What the exercise asks — Set down the lines that begin at the top of the records and end with the line containing "import pandas as pd", and drop every picture.

Material for this task —
[start]
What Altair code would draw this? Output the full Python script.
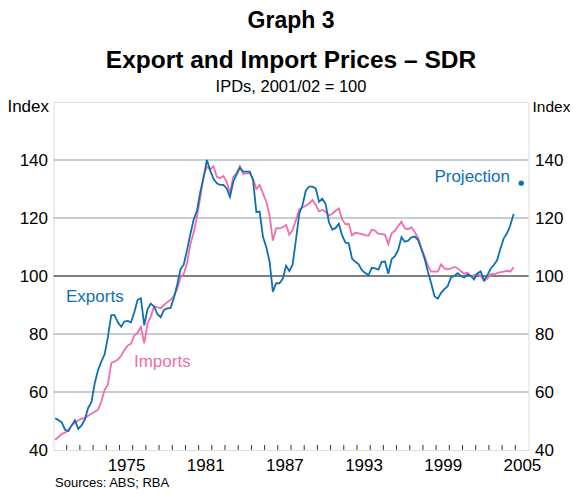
import altair as alt
import pandas as pd

# Quarterly observations, first quarter centred at 1970.125
exports = [50.9, 50.3, 49.5, 47.0, 46.5, 48.5, 50.3, 47.3, 48.5, 50.5,
           54.5, 56.5, 63.0, 67.5, 70.5, 73.0, 79.0, 86.5, 86.5, 84.0,
           82.5, 84.3, 84.5, 84.0, 87.5, 91.8, 92.3, 83.0, 88.5, 90.5,
           89.5, 86.8, 85.8, 88.3, 88.8, 89.0, 92.5, 97.0, 102.3, 104.0,
           109.0, 114.5, 119.5, 122.5, 129.0, 134.0, 140.0, 136.5, 133.5, 132.0,
           131.4, 131.4, 130.2, 127.3, 132.5, 135.0, 137.3, 136.0, 136.0, 136.0,
           133.0, 122.0, 122.2, 113.5, 110.0, 105.0, 94.6, 97.5, 97.5, 99.0,
           103.5, 101.7, 104.0, 112.5, 121.5, 124.5, 129.5, 130.8, 130.8, 130.2,
           125.6, 126.7, 124.8, 118.5, 116.0, 116.5, 118.0, 114.0, 111.5, 111.3,
           106.0, 104.9, 104.0, 102.0, 101.0, 100.3, 102.8, 102.6, 102.2, 104.9,
           105.0, 100.8, 105.8, 106.8, 109.0, 113.4, 111.8, 112.2, 113.3, 113.6,
           112.5, 109.3, 106.0, 101.5, 97.5, 93.0, 92.2, 94.2, 95.5, 96.5,
           99.5, 100.0, 101.0, 100.0, 99.5, 100.5, 100.0, 98.8, 100.9, 101.6,
           98.6, 100.2, 102.5, 103.8, 105.5, 109.5, 113.0, 114.7, 117.6, 121.4]

imports = [43.5, 44.5, 45.5, 46.0, 46.9, 48.5, 49.3, 50.2, 50.8, 51.0,
           51.8, 52.5, 53.2, 53.8, 56.7, 60.7, 62.5, 70.0, 70.5, 71.2,
           72.5, 74.5, 76.0, 76.7, 79.5, 80.5, 82.5, 76.8, 83.7, 86.0,
           89.5, 89.2, 88.9, 90.0, 91.0, 91.8, 93.0, 95.5, 99.5, 100.8,
           104.5, 111.0, 115.0, 120.5, 127.0, 134.5, 137.7, 136.8, 137.8, 134.2,
           133.7, 134.5, 132.5, 128.7, 134.2, 135.5, 137.9, 135.2, 135.4, 135.4,
           133.5, 130.0, 131.4, 128.5, 125.6, 121.0, 112.2, 116.5, 116.4, 116.8,
           117.6, 114.2, 115.9, 119.3, 123.0, 123.6, 124.2, 125.0, 126.2, 124.5,
           122.3, 122.8, 122.2, 120.8, 121.5, 122.5, 123.3, 119.5, 117.8, 118.0,
           114.0, 114.9, 114.7, 114.4, 114.1, 113.9, 116.0, 115.6, 114.5, 114.5,
           114.2, 111.0, 114.7, 115.6, 117.3, 118.7, 116.4, 116.1, 116.8, 115.2,
           113.2, 109.8, 106.8, 103.6, 101.5, 101.5, 101.5, 104.0, 102.6, 102.3,
           102.6, 103.1, 102.7, 101.6, 100.8, 101.1, 100.0, 100.3, 100.7, 100.1,
           98.3, 99.0, 100.6, 100.6, 101.0, 101.3, 101.5, 101.8, 101.5, 103.0]

projection_year = [2005.45]
projection_value = [132.0]

year_labels = [1975, 1981, 1987, 1993, 1999, 2005]
y_ticks = [40, 60, 80, 100, 120, 140]
grid_vals = [60, 80, 100, 120, 140]
tick_years = list(range(1971, 2006))

label_text = ["Exports", "Imports", "Projection"]
label_year = [1970.95, 1976.1, 2004.6]
label_value = [92.8, 70.3, 134.1]
label_color = ["#0f6fb5", "#f06eaa", "#0f6fb5"]
label_align = ["left", "left", "right"]

title_text = "Graph 3"
title_line2 = "Export and Import Prices – SDR"
subtitle_text = "IPDs, 2001/02 = 100"
source_text = "Sources: ABS; RBA"

BLUE = "#0f6fb5"
PINK = "#f06eaa"
FONT = "Liberation Sans"
W, H = 475, 348

n = len(exports)
t = [1970.125 + 0.25 * i for i in range(n)]
df = pd.DataFrame({
    "t": t + t,
    "v": exports + imports,
    "s": ["Exports"] * n + ["Imports"] * n,
})

xscale = alt.Scale(domain=[1970, 2006], nice=False, zero=False)
yscale = alt.Scale(domain=[40, 160], nice=False, zero=False)

x_axis = alt.Axis(values=[y + 0.5 for y in year_labels], labelExpr="floor(datum.value)",
                  ticks=False, domain=False, grid=False, labelFont=FONT, labelFontSize=17,
                  labelColor="black", labelPadding=7, labelFlush=False,
                  title=source_text, titleFont=FONT, titleFontSize=13,
                  titleFontWeight="normal", titleColor="black", titleX=1, titleY=36,
                  titleAlign="left", titleAnchor="start", titleBaseline="alphabetic")

lines = alt.Chart(df).mark_line(strokeWidth=1.8).encode(
    x=alt.X("t:Q", scale=xscale, axis=x_axis),
    y=alt.Y("v:Q", scale=yscale,
            axis=alt.Axis(orient="left", values=y_ticks, ticks=False, domain=False, grid=False,
                          labelFont=FONT, labelFontSize=17, labelColor="black", labelPadding=6,
                          title="Index", titleAngle=0, titleFont=FONT, titleFontSize=17,
                          titleFontWeight="normal", titleColor="black", titleX=-5, titleY=4,
                          titleAlign="right", titleBaseline="middle")),
    color=alt.Color("s:N", scale=alt.Scale(domain=["Exports", "Imports"], range=[BLUE, PINK]),
                    legend=None),
    order=alt.Order("t:Q"),
)

lines_imp = lines.transform_filter(alt.datum.s == "Imports")
lines_exp = lines.transform_filter(alt.datum.s == "Exports")

ticks = alt.Chart(pd.DataFrame({"yr": tick_years})).mark_rule(color="#333333", strokeWidth=1).encode(
    x=alt.X("yr:Q", scale=xscale),
    y=alt.value(H),
    y2=alt.value(H - 5),
)

lab_df = pd.DataFrame({"txt": label_text, "x": label_year, "y": label_value,
                       "c": label_color, "a": label_align})
lab_left = alt.Chart(lab_df).transform_filter(alt.datum.a == "left").mark_text(
    font=FONT, fontSize=17, align="left", baseline="middle").encode(
    x=alt.X("x:Q", scale=xscale), y=alt.Y("y:Q", scale=yscale),
    text="txt:N", color=alt.Color("c:N", scale=None))
lab_right = alt.Chart(lab_df).transform_filter(alt.datum.a == "right").mark_text(
    font=FONT, fontSize=17, align="right", baseline="middle").encode(
    x=alt.X("x:Q", scale=xscale), y=alt.Y("y:Q", scale=yscale),
    text="txt:N", color=alt.Color("c:N", scale=None))

proj = alt.Chart(pd.DataFrame({"x": projection_year, "y": projection_value})).mark_circle(
    size=28, color=BLUE, opacity=1).encode(
    x=alt.X("x:Q", scale=xscale), y=alt.Y("y:Q", scale=yscale))

sub = alt.Chart(pd.DataFrame({"s": [subtitle_text]})).mark_text(
    font=FONT, fontSize=16.5, align="center", baseline="alphabetic", color="black").encode(
    text="s:N", x=alt.value(W / 2), y=alt.value(-10))

inner = alt.layer(lines_imp, lines_exp, ticks, lab_left, lab_right, proj, sub)

grid = alt.Chart(pd.DataFrame({"g": grid_vals})).mark_rule().encode(
    y=alt.Y("g:Q", scale=yscale,
            axis=alt.Axis(orient="right", values=y_ticks, ticks=False, domain=False, grid=False,
                          labelFont=FONT, labelFontSize=17, labelColor="black", labelPadding=6,
                          title="Index", titleAngle=0, titleFont=FONT, titleFontSize=15.5,
                          titleFontWeight="normal", titleColor="black", titleX=3.5, titleY=4,
                          titleAlign="left", titleBaseline="middle")),
    x=alt.value(0), x2=alt.value(W),
    color=alt.condition(alt.datum.g == 100, alt.value("black"), alt.value("#c8ccd1")),
    strokeWidth=alt.condition(alt.datum.g == 100, alt.value(1), alt.value(1.8)),
)

chart = alt.layer(grid, inner).resolve_scale(y="independent").properties(
    width=W, height=H,
    autosize=alt.AutoSizeParams(type="none"),
    padding={"left": 45.5, "top": 94, "right": 41.5, "bottom": 39},
    title=alt.TitleParams(
        text=title_text,
        subtitle=title_line2,
        font=FONT, fontSize=23, fontWeight="bold", color="black",
        subtitleFont=FONT, subtitleFontSize=24.5, subtitleFontWeight="bold",
        subtitleColor="black", subtitlePadding=16,
        anchor="middle", frame="group", offset=7,
    ),
).configure_view(stroke="#333333", strokeWidth=1).configure(background="white")

chart.save("out.html", embed_options={"renderer": "svg", "actions": False})
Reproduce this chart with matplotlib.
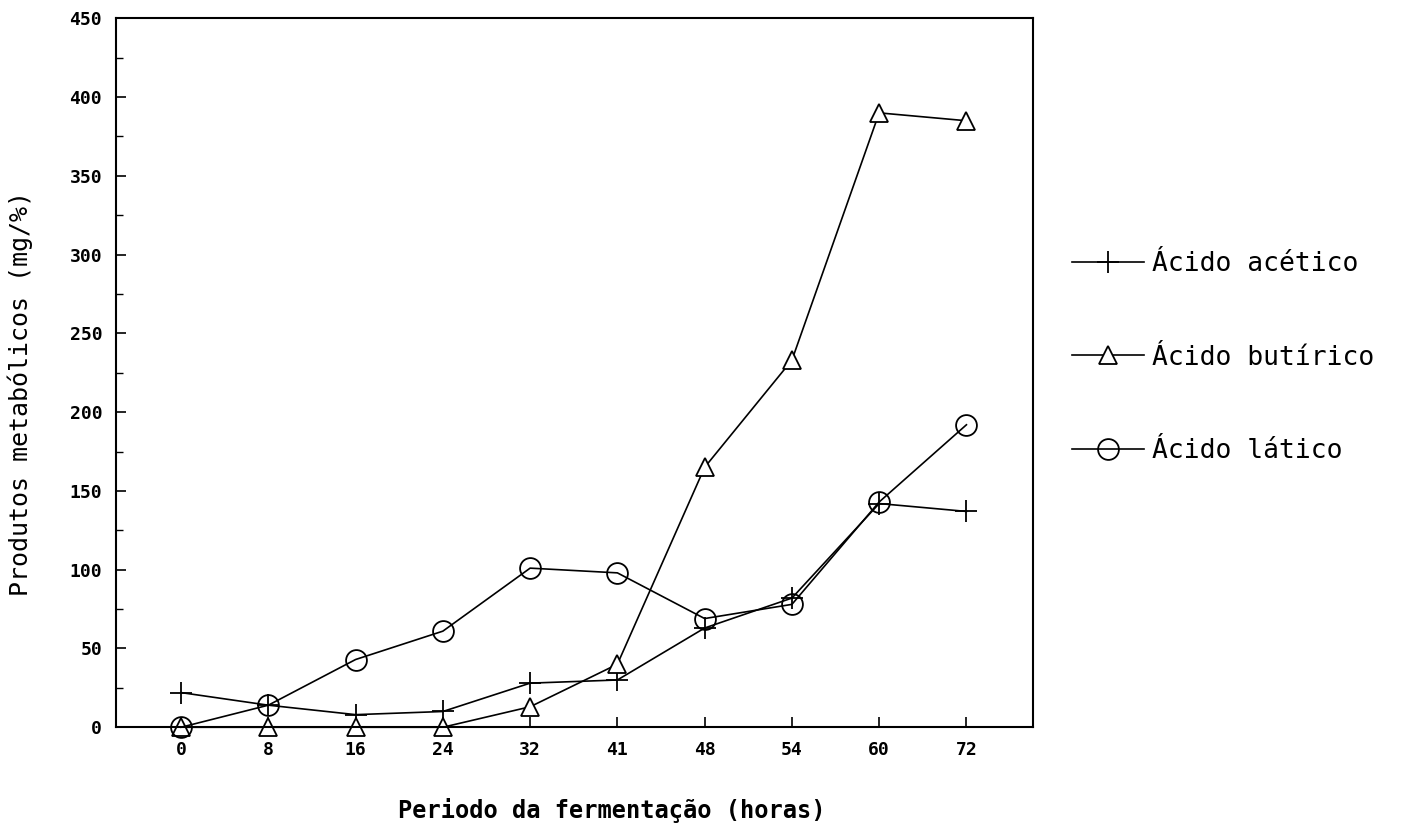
[end]
Result for this exercise —
What Altair code would draw this? Output the full Python script.
import altair as alt
import pandas as pd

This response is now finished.